▸ Task directions
Your task is to retype each line of the data below exactly.
===== Material provided =====
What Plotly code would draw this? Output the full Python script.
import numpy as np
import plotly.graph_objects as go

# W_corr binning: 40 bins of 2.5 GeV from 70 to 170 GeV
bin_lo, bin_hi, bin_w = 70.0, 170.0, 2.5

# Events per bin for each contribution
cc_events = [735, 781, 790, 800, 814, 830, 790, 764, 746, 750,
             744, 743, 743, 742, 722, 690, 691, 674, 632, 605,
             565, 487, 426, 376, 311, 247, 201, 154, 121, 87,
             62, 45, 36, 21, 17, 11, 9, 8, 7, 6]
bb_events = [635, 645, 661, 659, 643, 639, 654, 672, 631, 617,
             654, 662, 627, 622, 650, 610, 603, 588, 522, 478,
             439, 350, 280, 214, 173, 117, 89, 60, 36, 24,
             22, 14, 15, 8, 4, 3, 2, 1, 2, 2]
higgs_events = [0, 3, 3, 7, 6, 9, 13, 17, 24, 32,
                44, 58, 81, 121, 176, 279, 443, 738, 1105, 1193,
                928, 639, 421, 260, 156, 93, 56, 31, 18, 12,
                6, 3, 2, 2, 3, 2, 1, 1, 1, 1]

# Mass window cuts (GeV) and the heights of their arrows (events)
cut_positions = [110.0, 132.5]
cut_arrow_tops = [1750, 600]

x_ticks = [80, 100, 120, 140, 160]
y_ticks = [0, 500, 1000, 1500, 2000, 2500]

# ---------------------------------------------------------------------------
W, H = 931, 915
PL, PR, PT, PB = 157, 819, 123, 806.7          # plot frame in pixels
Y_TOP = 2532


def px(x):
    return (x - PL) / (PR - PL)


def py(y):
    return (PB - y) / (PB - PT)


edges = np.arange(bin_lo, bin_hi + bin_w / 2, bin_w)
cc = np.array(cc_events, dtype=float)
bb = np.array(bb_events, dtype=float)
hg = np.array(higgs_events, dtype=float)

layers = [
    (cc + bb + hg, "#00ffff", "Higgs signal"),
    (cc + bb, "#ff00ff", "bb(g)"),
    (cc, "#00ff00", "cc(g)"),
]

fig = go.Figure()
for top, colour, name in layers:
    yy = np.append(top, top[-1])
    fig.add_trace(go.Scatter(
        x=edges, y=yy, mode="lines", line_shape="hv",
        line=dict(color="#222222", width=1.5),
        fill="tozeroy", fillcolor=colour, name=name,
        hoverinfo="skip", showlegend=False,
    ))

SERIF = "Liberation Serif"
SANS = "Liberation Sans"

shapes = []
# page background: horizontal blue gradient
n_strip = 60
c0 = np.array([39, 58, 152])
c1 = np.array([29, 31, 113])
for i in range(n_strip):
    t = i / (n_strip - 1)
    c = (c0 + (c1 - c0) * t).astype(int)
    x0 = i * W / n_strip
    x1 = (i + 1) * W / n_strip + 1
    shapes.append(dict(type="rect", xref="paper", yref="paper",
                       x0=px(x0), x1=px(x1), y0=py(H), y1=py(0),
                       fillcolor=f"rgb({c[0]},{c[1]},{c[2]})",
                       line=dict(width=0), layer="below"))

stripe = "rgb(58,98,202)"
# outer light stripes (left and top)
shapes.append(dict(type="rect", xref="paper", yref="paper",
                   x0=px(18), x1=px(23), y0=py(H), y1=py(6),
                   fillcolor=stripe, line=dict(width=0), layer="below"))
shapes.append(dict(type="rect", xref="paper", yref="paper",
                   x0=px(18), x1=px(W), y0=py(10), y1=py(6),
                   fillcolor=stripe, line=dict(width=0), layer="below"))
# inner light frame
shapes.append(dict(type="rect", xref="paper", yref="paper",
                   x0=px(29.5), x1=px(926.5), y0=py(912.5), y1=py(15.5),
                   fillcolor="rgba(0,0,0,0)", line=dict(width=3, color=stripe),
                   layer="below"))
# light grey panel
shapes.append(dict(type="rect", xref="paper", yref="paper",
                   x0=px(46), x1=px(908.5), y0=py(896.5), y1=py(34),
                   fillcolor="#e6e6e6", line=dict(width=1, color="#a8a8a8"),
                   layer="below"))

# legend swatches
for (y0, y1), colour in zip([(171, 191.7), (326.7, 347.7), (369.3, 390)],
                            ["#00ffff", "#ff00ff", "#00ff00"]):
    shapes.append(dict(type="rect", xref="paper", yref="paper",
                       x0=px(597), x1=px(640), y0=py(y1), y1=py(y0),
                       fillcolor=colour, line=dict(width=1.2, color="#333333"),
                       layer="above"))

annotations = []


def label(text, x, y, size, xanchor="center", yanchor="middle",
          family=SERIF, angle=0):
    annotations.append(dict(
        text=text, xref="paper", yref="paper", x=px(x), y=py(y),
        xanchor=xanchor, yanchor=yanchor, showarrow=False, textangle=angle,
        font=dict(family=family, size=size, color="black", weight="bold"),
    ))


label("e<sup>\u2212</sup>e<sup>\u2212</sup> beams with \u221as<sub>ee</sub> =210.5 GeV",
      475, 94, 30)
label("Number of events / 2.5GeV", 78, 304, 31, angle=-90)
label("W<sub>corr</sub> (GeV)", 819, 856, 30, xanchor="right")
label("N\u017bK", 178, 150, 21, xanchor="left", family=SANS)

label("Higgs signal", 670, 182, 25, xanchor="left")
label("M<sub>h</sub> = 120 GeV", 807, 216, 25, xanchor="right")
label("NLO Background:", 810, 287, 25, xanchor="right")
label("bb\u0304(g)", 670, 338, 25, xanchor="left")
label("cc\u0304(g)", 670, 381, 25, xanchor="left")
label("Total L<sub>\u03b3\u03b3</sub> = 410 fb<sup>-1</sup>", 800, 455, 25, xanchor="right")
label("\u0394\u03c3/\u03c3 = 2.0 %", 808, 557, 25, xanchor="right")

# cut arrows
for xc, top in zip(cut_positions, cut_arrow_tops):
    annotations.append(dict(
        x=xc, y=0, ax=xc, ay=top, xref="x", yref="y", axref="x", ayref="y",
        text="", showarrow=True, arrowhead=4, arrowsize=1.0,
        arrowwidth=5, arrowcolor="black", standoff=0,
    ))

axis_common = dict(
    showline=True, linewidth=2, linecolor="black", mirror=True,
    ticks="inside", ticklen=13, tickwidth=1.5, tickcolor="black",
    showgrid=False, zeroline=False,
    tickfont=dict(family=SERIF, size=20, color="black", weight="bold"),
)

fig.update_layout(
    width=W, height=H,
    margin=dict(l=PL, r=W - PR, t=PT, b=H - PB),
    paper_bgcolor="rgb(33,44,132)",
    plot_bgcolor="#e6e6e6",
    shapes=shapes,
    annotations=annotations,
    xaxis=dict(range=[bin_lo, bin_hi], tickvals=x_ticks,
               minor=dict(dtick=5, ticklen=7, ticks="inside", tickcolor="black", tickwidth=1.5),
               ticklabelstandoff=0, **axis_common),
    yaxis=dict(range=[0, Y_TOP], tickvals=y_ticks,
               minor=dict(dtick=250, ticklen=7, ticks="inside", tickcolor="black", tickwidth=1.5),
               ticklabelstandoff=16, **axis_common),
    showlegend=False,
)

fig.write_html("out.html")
=====
▸ Answer in full
What Plotly code would draw this? Output the full Python script.
import numpy as np
import plotly.graph_objects as go

# W_corr binning: 40 bins of 2.5 GeV from 70 to 170 GeV
bin_lo, bin_hi, bin_w = 70.0, 170.0, 2.5

# Events per bin for each contribution
cc_events = [735, 781, 790, 800, 814, 830, 790, 764, 746, 750,
             744, 743, 743, 742, 722, 690, 691, 674, 632, 605,
             565, 487, 426, 376, 311, 247, 201, 154, 121, 87,
             62, 45, 36, 21, 17, 11, 9, 8, 7, 6]
bb_events = [635, 645, 661, 659, 643, 639, 654, 672, 631, 617,
             654, 662, 627, 622, 650, 610, 603, 588, 522, 478,
             439, 350, 280, 214, 173, 117, 89, 60, 36, 24,
             22, 14, 15, 8, 4, 3, 2, 1, 2, 2]
higgs_events = [0, 3, 3, 7, 6, 9, 13, 17, 24, 32,
                44, 58, 81, 121, 176, 279, 443, 738, 1105, 1193,
                928, 639, 421, 260, 156, 93, 56, 31, 18, 12,
                6, 3, 2, 2, 3, 2, 1, 1, 1, 1]

# Mass window cuts (GeV) and the heights of their arrows (events)
cut_positions = [110.0, 132.5]
cut_arrow_tops = [1750, 600]

x_ticks = [80, 100, 120, 140, 160]
y_ticks = [0, 500, 1000, 1500, 2000, 2500]

# ---------------------------------------------------------------------------
W, H = 931, 915
PL, PR, PT, PB = 157, 819, 123, 806.7          # plot frame in pixels
Y_TOP = 2532


def px(x):
    return (x - PL) / (PR - PL)


def py(y):
    return (PB - y) / (PB - PT)


edges = np.arange(bin_lo, bin_hi + bin_w / 2, bin_w)
cc = np.array(cc_events, dtype=float)
bb = np.array(bb_events, dtype=float)
hg = np.array(higgs_events, dtype=float)

layers = [
    (cc + bb + hg, "#00ffff", "Higgs signal"),
    (cc + bb, "#ff00ff", "bb(g)"),
    (cc, "#00ff00", "cc(g)"),
]

fig = go.Figure()
for top, colour, name in layers:
    yy = np.append(top, top[-1])
    fig.add_trace(go.Scatter(
        x=edges, y=yy, mode="lines", line_shape="hv",
        line=dict(color="#222222", width=1.5),
        fill="tozeroy", fillcolor=colour, name=name,
        hoverinfo="skip", showlegend=False,
    ))

SERIF = "Liberation Serif"
SANS = "Liberation Sans"

shapes = []
# page background: horizontal blue gradient
n_strip = 60
c0 = np.array([39, 58, 152])
c1 = np.array([29, 31, 113])
for i in range(n_strip):
    t = i / (n_strip - 1)
    c = (c0 + (c1 - c0) * t).astype(int)
    x0 = i * W / n_strip
    x1 = (i + 1) * W / n_strip + 1
    shapes.append(dict(type="rect", xref="paper", yref="paper",
                       x0=px(x0), x1=px(x1), y0=py(H), y1=py(0),
                       fillcolor=f"rgb({c[0]},{c[1]},{c[2]})",
                       line=dict(width=0), layer="below"))

stripe = "rgb(58,98,202)"
# outer light stripes (left and top)
shapes.append(dict(type="rect", xref="paper", yref="paper",
                   x0=px(18), x1=px(23), y0=py(H), y1=py(6),
                   fillcolor=stripe, line=dict(width=0), layer="below"))
shapes.append(dict(type="rect", xref="paper", yref="paper",
                   x0=px(18), x1=px(W), y0=py(10), y1=py(6),
                   fillcolor=stripe, line=dict(width=0), layer="below"))
# inner light frame
shapes.append(dict(type="rect", xref="paper", yref="paper",
                   x0=px(29.5), x1=px(926.5), y0=py(912.5), y1=py(15.5),
                   fillcolor="rgba(0,0,0,0)", line=dict(width=3, color=stripe),
                   layer="below"))
# light grey panel
shapes.append(dict(type="rect", xref="paper", yref="paper",
                   x0=px(46), x1=px(908.5), y0=py(896.5), y1=py(34),
                   fillcolor="#e6e6e6", line=dict(width=1, color="#a8a8a8"),
                   layer="below"))

# legend swatches
for (y0, y1), colour in zip([(171, 191.7), (326.7, 347.7), (369.3, 390)],
                            ["#00ffff", "#ff00ff", "#00ff00"]):
    shapes.append(dict(type="rect", xref="paper", yref="paper",
                       x0=px(597), x1=px(640), y0=py(y1), y1=py(y0),
                       fillcolor=colour, line=dict(width=1.2, color="#333333"),
                       layer="above"))

annotations = []


def label(text, x, y, size, xanchor="center", yanchor="middle",
          family=SERIF, angle=0):
    annotations.append(dict(
        text=text, xref="paper", yref="paper", x=px(x), y=py(y),
        xanchor=xanchor, yanchor=yanchor, showarrow=False, textangle=angle,
        font=dict(family=family, size=size, color="black", weight="bold"),
    ))


label("e<sup>\u2212</sup>e<sup>\u2212</sup> beams with \u221as<sub>ee</sub> =210.5 GeV",
      475, 94, 30)
label("Number of events / 2.5GeV", 78, 304, 31, angle=-90)
label("W<sub>corr</sub> (GeV)", 819, 856, 30, xanchor="right")
label("N\u017bK", 178, 150, 21, xanchor="left", family=SANS)

label("Higgs signal", 670, 182, 25, xanchor="left")
label("M<sub>h</sub> = 120 GeV", 807, 216, 25, xanchor="right")
label("NLO Background:", 810, 287, 25, xanchor="right")
label("bb\u0304(g)", 670, 338, 25, xanchor="left")
label("cc\u0304(g)", 670, 381, 25, xanchor="left")
label("Total L<sub>\u03b3\u03b3</sub> = 410 fb<sup>-1</sup>", 800, 455, 25, xanchor="right")
label("\u0394\u03c3/\u03c3 = 2.0 %", 808, 557, 25, xanchor="right")

# cut arrows
for xc, top in zip(cut_positions, cut_arrow_tops):
    annotations.append(dict(
        x=xc, y=0, ax=xc, ay=top, xref="x", yref="y", axref="x", ayref="y",
        text="", showarrow=True, arrowhead=4, arrowsize=1.0,
        arrowwidth=5, arrowcolor="black", standoff=0,
    ))

axis_common = dict(
    showline=True, linewidth=2, linecolor="black", mirror=True,
    ticks="inside", ticklen=13, tickwidth=1.5, tickcolor="black",
    showgrid=False, zeroline=False,
    tickfont=dict(family=SERIF, size=20, color="black", weight="bold"),
)

fig.update_layout(
    width=W, height=H,
    margin=dict(l=PL, r=W - PR, t=PT, b=H - PB),
    paper_bgcolor="rgb(33,44,132)",
    plot_bgcolor="#e6e6e6",
    shapes=shapes,
    annotations=annotations,
    xaxis=dict(range=[bin_lo, bin_hi], tickvals=x_ticks,
               minor=dict(dtick=5, ticklen=7, ticks="inside", tickcolor="black", tickwidth=1.5),
               ticklabelstandoff=0, **axis_common),
    yaxis=dict(range=[0, Y_TOP], tickvals=y_ticks,
               minor=dict(dtick=250, ticklen=7, ticks="inside", tickcolor="black", tickwidth=1.5),
               ticklabelstandoff=16, **axis_common),
    showlegend=False,
)

fig.write_html("out.html")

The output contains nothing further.